MEMPHIS, Tenn. — An arrest warrant was issued late Friday afternoon for the man seen on camera yelling profanities and insults at Shelby County Commissioner Tami Sawyer while waving a Confederate flag.
George Johnson is wanted on a misdemeanor assault charge, but when he spoke with WREG, he didn’t seem terribly concerned and initially labelled the warrant “fake news.”
“You want to write up some false [expletive] warrant and some b* charge that ain’t gonna stick in court, go ahead,” Johnson said.
Johnson was part of a volunteer crew that was dismantling a pedestal that had supported Nathan Bedford Forrest’s statue before it was removed in 2017. Crews were also removing the remains of the Confederate general and former Ku Klux Klan leader.
Johnson claims that Tuesday’s hostilities were sparked by Sawyer when she removed several of his Confederate flags from some fencing and tossed them on the ground. WREG’s camera started rolling after Johnson says this happened and shows him calling Sawyer a Communist and using an obscenity. A short time later, the video shows Sawyer grabbing a Confederate flag and tossing it over the fencing.
“We were there to honor a great man and do what the city wanted us to do in a respectful way and she came up there with full-fledged disrespect and I gave it right back to her,” Johnson said.
“I have no apologies whatsoever for what I did because this is my heritage,” he added.
Sawyer posted about Johnson’s warrant Friday afternoon, initially saying it wasn’t for an arrest, but for a court summons. Later Friday evening, the arrest warrant was issued.
Sawyer reacted to the change on social media.
Several elected officials in a press conference Friday afternoon called for Johnson’s arrest by Memphis Police and the Shelby County District Attorney General.
State Rep. Antonio Parkinson asked police and the DA to arrest people who made threats, the TBI to investigate, and Congressman Steve Cohen to investigate at the federal level. Parkinson said Sawyer had also received threats of physical harm and rape online.
“These are threats against a Black woman and it is reprehensible, it is cowardly,” Parkinson said.
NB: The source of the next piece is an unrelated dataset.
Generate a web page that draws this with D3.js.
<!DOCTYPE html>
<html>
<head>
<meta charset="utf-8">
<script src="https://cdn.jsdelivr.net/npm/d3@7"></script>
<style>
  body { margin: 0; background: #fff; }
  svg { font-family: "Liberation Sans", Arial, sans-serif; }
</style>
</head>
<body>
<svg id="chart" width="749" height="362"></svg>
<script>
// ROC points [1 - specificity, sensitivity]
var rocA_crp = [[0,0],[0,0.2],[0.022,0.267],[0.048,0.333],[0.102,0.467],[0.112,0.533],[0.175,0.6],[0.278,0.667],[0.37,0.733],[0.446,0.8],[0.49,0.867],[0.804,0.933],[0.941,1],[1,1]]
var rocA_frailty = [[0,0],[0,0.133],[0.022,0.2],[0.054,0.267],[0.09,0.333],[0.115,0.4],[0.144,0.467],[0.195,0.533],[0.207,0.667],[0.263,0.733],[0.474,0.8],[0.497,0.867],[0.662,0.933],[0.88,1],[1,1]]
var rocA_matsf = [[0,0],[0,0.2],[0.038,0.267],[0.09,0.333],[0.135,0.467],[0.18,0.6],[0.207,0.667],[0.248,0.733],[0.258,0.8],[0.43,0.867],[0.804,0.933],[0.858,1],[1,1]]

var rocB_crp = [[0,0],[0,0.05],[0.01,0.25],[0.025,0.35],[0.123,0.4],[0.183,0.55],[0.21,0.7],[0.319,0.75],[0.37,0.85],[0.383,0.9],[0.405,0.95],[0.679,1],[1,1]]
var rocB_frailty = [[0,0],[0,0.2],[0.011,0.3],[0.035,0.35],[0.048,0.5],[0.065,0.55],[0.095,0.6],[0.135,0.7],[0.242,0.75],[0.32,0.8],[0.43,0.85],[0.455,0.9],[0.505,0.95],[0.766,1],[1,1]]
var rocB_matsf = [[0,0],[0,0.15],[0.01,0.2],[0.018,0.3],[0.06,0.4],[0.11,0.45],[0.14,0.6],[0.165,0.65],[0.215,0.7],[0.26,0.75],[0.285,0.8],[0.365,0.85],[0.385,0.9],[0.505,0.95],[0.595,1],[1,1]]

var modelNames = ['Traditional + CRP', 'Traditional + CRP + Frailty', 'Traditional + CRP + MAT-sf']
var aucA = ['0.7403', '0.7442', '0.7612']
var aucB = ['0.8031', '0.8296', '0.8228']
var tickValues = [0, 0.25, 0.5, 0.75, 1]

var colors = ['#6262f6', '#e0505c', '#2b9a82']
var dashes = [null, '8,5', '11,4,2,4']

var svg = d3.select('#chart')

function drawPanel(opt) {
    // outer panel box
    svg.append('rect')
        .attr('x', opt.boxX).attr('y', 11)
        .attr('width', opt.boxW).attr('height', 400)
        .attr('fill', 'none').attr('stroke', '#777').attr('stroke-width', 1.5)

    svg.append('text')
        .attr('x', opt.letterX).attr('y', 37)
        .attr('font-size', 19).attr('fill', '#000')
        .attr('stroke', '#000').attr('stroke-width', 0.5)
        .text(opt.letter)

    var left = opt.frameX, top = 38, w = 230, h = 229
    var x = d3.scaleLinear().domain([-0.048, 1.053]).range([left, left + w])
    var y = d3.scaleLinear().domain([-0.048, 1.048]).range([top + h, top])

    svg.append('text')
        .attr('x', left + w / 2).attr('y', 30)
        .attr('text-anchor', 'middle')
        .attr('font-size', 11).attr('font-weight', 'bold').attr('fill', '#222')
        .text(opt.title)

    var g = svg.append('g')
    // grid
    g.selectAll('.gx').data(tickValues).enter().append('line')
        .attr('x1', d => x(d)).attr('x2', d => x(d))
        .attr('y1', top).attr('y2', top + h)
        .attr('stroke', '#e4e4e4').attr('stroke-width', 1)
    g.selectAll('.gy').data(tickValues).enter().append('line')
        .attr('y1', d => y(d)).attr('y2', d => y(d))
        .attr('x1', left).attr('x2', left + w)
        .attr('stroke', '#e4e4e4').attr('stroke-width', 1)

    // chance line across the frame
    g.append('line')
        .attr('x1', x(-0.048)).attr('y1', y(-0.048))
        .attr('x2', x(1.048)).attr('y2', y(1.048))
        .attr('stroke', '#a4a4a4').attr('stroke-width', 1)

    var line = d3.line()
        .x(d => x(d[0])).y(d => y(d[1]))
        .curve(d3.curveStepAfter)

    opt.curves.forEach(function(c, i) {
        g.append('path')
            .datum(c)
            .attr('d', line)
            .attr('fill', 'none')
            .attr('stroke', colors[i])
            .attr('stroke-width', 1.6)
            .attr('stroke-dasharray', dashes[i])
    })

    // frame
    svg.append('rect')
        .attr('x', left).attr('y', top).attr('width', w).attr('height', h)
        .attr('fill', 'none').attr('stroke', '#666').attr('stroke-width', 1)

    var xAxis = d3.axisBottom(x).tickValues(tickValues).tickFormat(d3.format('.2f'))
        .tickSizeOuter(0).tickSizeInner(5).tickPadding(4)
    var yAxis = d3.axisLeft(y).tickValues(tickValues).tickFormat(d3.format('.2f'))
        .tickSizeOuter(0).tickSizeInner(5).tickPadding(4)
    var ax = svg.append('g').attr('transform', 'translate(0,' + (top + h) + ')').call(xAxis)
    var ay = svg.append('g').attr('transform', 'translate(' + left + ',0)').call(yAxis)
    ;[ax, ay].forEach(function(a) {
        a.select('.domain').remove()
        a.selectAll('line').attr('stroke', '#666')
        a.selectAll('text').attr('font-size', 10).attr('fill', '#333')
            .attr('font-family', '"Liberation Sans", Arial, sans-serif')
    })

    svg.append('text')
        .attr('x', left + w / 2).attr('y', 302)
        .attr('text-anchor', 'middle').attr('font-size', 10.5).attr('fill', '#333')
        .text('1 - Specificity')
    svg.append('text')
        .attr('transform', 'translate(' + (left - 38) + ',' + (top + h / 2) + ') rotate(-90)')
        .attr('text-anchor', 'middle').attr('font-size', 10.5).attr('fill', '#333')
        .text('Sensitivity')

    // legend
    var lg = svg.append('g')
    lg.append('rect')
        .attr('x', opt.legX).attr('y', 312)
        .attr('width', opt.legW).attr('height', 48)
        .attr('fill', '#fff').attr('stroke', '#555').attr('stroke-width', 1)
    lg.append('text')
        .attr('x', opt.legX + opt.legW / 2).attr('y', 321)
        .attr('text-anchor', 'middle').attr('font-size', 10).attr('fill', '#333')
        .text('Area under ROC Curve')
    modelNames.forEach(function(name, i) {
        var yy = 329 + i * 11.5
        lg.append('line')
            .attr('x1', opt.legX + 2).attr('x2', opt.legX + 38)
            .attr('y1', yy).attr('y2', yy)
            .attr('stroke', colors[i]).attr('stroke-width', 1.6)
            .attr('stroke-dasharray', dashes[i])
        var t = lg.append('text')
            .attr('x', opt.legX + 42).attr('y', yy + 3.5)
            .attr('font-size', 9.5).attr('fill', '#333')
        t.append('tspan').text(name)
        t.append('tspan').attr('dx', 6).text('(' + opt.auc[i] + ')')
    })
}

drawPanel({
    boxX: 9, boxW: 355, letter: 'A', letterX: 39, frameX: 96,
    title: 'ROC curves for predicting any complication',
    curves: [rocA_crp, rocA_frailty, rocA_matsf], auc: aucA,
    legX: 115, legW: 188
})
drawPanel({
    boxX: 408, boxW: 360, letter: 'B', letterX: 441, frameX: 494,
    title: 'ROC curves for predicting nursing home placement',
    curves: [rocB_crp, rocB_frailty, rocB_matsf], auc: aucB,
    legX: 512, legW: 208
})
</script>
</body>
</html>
“It’s not gonna be tolerated. There are some men in this community and people in this community are not afraid and we know how to bring it if we need to,” said State Rep. Joe Towns.
Sawyer, prior to her election, was an activist whose group Take ‘Em Down 901 drew attention to Confederate statues in two public parks in Memphis.
Police confirmed Thursday that they were investigating the matter.
“When you come at me with these violent and racist attacks, and you call me names, and you tell me to watch my back and you threaten to do disgusting things to me, that’s when we’re going to take it seriously,” Sawyer said Thursday.
Johnson said Sawyer has no reason to fear him because he is “not a violent man.” He also said he doesn’t understand the assault charge because he said he had no physical contact with Sawyer.
“I was nowhere near her. The whole thing, I was behind a six-foot fence,” he said.
Asked what he thought about the threats against Sawyer, Johnson said, “I don’t think it’s right for anybody to make threats to anybody whatsoever but this woman is wanting a man’s grave dug up.”
Johnson says he has no plans to turn himself in.